Common APDU Commands

• 00 A4 04 00 [Lc] [AID] [Le]

  : SELECT command to select an applet using its AID.

• 80 CA 00 00 [Le]

  : GET DATA command to retrieve data objects.

• Proprietary commands: Many applications use custom CLA/INS bytes for their specific functionalities, which you’ll need to infer or reverse engineer from the application’s logic.

By comparing the intercepted APDUs with the application’s static code analysis, you can map specific APDU sequences to application functionalities, such as user authentication, data encryption, or transaction signing. Look for patterns, hardcoded values, or derivations from user input that form parts of the APDU data field.

Challenges and Ethical Considerations

Reverse engineering Secure Elements comes with challenges:

• Secure Channel Protocols (SCP): Many SE interactions use SCP (e.g., SCP03, SCP80) to encrypt and MAC the APDU commands, making direct interception and decoding difficult.
• Obfuscation: Apps often employ code obfuscation to hinder static analysis.
• Hardware-level protections: Real SEs have physical tamper-detection and anti-cloning mechanisms.

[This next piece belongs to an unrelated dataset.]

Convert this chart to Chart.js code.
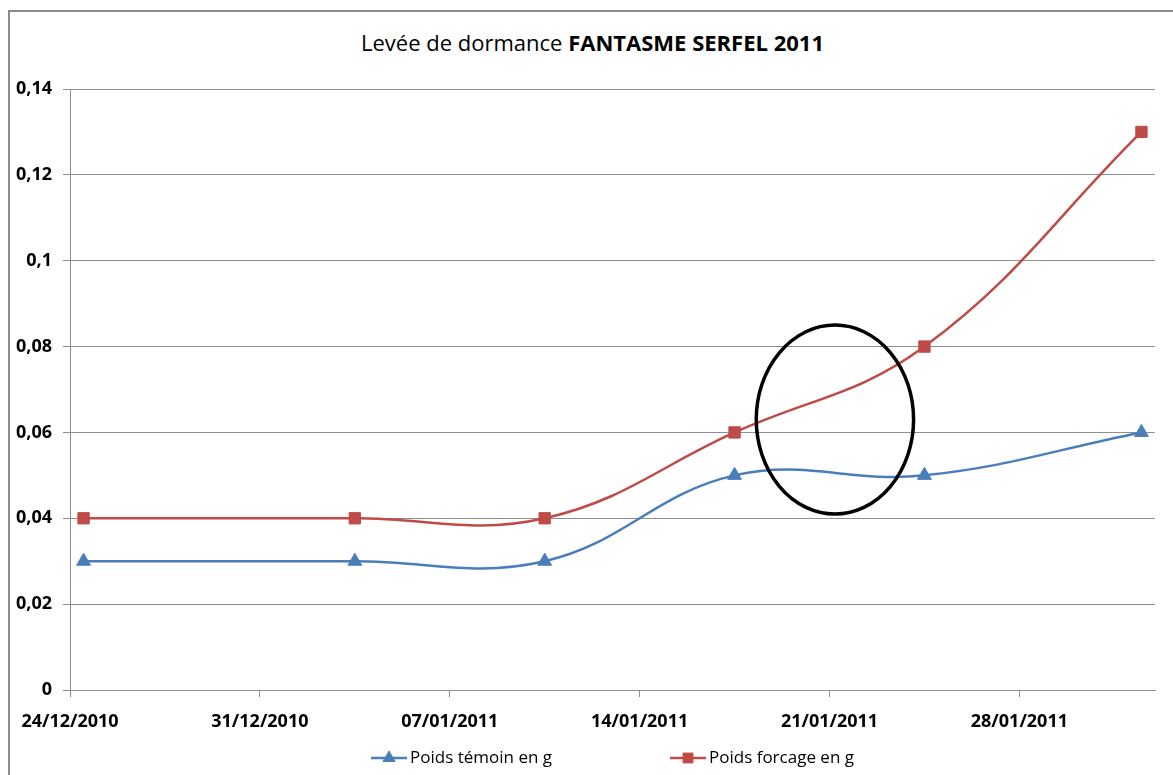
<!DOCTYPE html>
<html lang="fr">
<head>
    <meta charset="UTF-8">
    <title>Levée de dormance FANTASME SERFEL 2011</title>
    <script src="https://cdn.jsdelivr.net/npm/chart.js"></script>
    <style>
        body {
            margin: 0;
            width: 1173px;
            height: 775px;
            overflow: hidden;
            background: #ffffff;
            font-family: 'Open Sans', sans-serif;
        }

        .cadre {
            position: absolute;
            left: 8px;
            top: 10px;
            width: 1200px;
            height: 800px;
            border-left: 2px solid #8c8c8c;
            border-top: 2px solid #8c8c8c;
        }

        #titre {
            position: absolute;
            left: 6px;
            top: 27px;
            width: 1173px;
            line-height: 30px;
            text-align: center;
            font-size: 22px;
            color: #000;
        }

        .zone {
            position: absolute;
            left: 0;
            top: 0;
        }
    </style>
</head>
<body>
    <div class="cadre"></div>
    <div id="titre">Levée de dormance <b>FANTASME SERFEL 2011</b></div>
    <canvas class="zone" id="graphique" width="1173" height="775"></canvas>

    <script>
        // Données
        const dates = ['24/12/2010', '03/01/2011', '10/01/2011', '17/01/2011', '24/01/2011', '01/02/2011'];
        const poidsTemoin = [0.03, 0.03, 0.03, 0.05, 0.05, 0.06];
        const poidsForcage = [0.04, 0.04, 0.04, 0.06, 0.08, 0.13];
        const datesAxe = ['24/12/2010', '31/12/2010', '07/01/2011', '14/01/2011', '21/01/2011', '28/01/2011'];
        const seriesNoms = ['Poids témoin en g', 'Poids forcage en g'];

        const BLEU = '#4a7ebb';
        const ROUGE = '#be4b48';
        const GRIS = '#8e8e8e';

        // nombre de jours depuis la première date
        function jour(s) {
            const [d, m, y] = s.split('/').map(Number);
            return (Date.UTC(y, m - 1, d) - Date.UTC(2010, 11, 24)) / 86400000;
        }

        function virgule(v) {
            return String(Number(v.toFixed(2))).replace('.', ',');
        }

        // ellipse tracée à la main sur le graphique (en unités des axes)
        const ellipse = { jour: 27.7, valeur: 0.063, demiJours: 2.9, demiValeur: 0.022 };

        const ellipsePlugin = {
            id: 'ellipse',
            afterDatasetsDraw(chart) {
                const { ctx, scales: { x, y } } = chart;
                const cx = x.getPixelForValue(ellipse.jour);
                const cy = y.getPixelForValue(ellipse.valeur);
                const rx = x.getPixelForValue(ellipse.jour + ellipse.demiJours) - cx;
                const ry = cy - y.getPixelForValue(ellipse.valeur + ellipse.demiValeur);
                ctx.save();
                ctx.beginPath();
                ctx.ellipse(cx, cy, rx, ry, 0, 0, Math.PI * 2);
                ctx.lineWidth = 3.5;
                ctx.strokeStyle = '#000';
                ctx.stroke();
                ctx.restore();
            }
        };

        // légende : trait + marqueur comme dans Excel
        const legendePlugin = {
            id: 'legendeExcel',
            afterDraw(chart) {
                const ctx = chart.ctx;
                const area = chart.chartArea;
                ctx.save();
                ctx.font = '17px "Open Sans"';
                ctx.textBaseline = 'middle';
                const trait = 36, ecart = 3, entre = 118;
                const largeurs = chart.data.datasets.map(ds => ctx.measureText(ds.label).width);
                const total = largeurs.reduce((a, w) => a + trait + ecart + w, 0) + entre * (largeurs.length - 1);
                let xPos = (area.left + area.right) / 2 - total / 2;
                const yPos = chart.height - 17;
                chart.data.datasets.forEach((ds, i) => {
                    ctx.strokeStyle = ds.borderColor;
                    ctx.lineWidth = 2.5;
                    ctx.beginPath();
                    ctx.moveTo(xPos, yPos);
                    ctx.lineTo(xPos + trait, yPos);
                    ctx.stroke();
                    ctx.fillStyle = ds.backgroundColor;
                    ctx.lineWidth = 1;
                    Chart.helpers.drawPoint(ctx, {
                        pointStyle: ds.pointStyle,
                        radius: 7,
                        borderWidth: 1
                    }, xPos + trait / 2, yPos);
                    ctx.fillStyle = '#000';
                    ctx.fillText(ds.label, xPos + trait + ecart, yPos);
                    xPos += trait + ecart + largeurs[i] + entre;
                });
                ctx.restore();
            }
        };

        const serie = (label, valeurs, couleur, forme) => ({
            label: label,
            data: dates.map((d, i) => ({ x: jour(d), y: valeurs[i] })),
            borderColor: couleur,
            backgroundColor: couleur,
            borderWidth: 2.5,
            pointStyle: forme,
            pointRadius: 8,
            pointBorderWidth: 1,
            tension: 0.4,
            fill: false
        });

        const ctx = document.getElementById('graphique').getContext('2d');
        new Chart(ctx, {
            type: 'line',
            data: {
                datasets: [
                    serie(seriesNoms[0], poidsTemoin, BLEU, 'triangle'),
                    serie(seriesNoms[1], poidsForcage, ROUGE, 'rect')
                ]
            },
            options: {
                responsive: false,
                animation: false,
                layout: { padding: { top: 89, right: 18, bottom: 45, left: 0 } },
                plugins: {
                    legend: { display: false },
                    tooltip: { enabled: false }
                },
                scales: {
                    x: {
                        type: 'linear',
                        min: jour(dates[0]) - 0.5,
                        max: jour(dates[dates.length - 1]) + 0.5,
                        afterBuildTicks: scale => {
                            scale.ticks = datesAxe.map(d => ({ value: jour(d) - 0.5 }));
                        },
                        afterFit: scale => { scale.height = 40; },
                        grid: { drawOnChartArea: false, color: GRIS, tickLength: 7 },
                        border: { color: GRIS },
                        ticks: {
                            autoSkip: false,
                            maxRotation: 0,
                            padding: 14,
                            color: '#000',
                            font: { family: 'Open Sans', size: 18, weight: 'bold' },
                            callback: (v, i) => datesAxe[i]
                        }
                    },
                    y: {
                        min: 0,
                        max: 0.14,
                        afterFit: scale => { scale.width = 70; },
                        grid: { color: GRIS, tickLength: 7 },
                        border: { color: GRIS },
                        ticks: {
                            stepSize: 0.02,
                            padding: 11,
                            color: '#000',
                            font: { family: 'Open Sans', size: 18, weight: 'bold' },
                            callback: v => virgule(v)
                        }
                    }
                }
            },
            plugins: [ellipsePlugin, legendePlugin]
        });
    </script>
</body>
</html>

Always conduct reverse engineering ethically and legally. Focus on security research and vulnerability discovery, ensuring responsible disclosure. Never attempt to exploit systems without explicit authorization.

Conclusion

Reverse engineering Android applications for Secure Element interactions is a complex but rewarding process for understanding the security posture of mobile applications. By combining static analysis (Jadx, Apktool) and dynamic instrumentation (Frida) to intercept and decode APDU commands, you can gain deep insights into how sensitive data is managed and protected by hardware-backed security. This knowledge is invaluable for auditing security, identifying weaknesses, and developing stronger, more resilient mobile security solutions.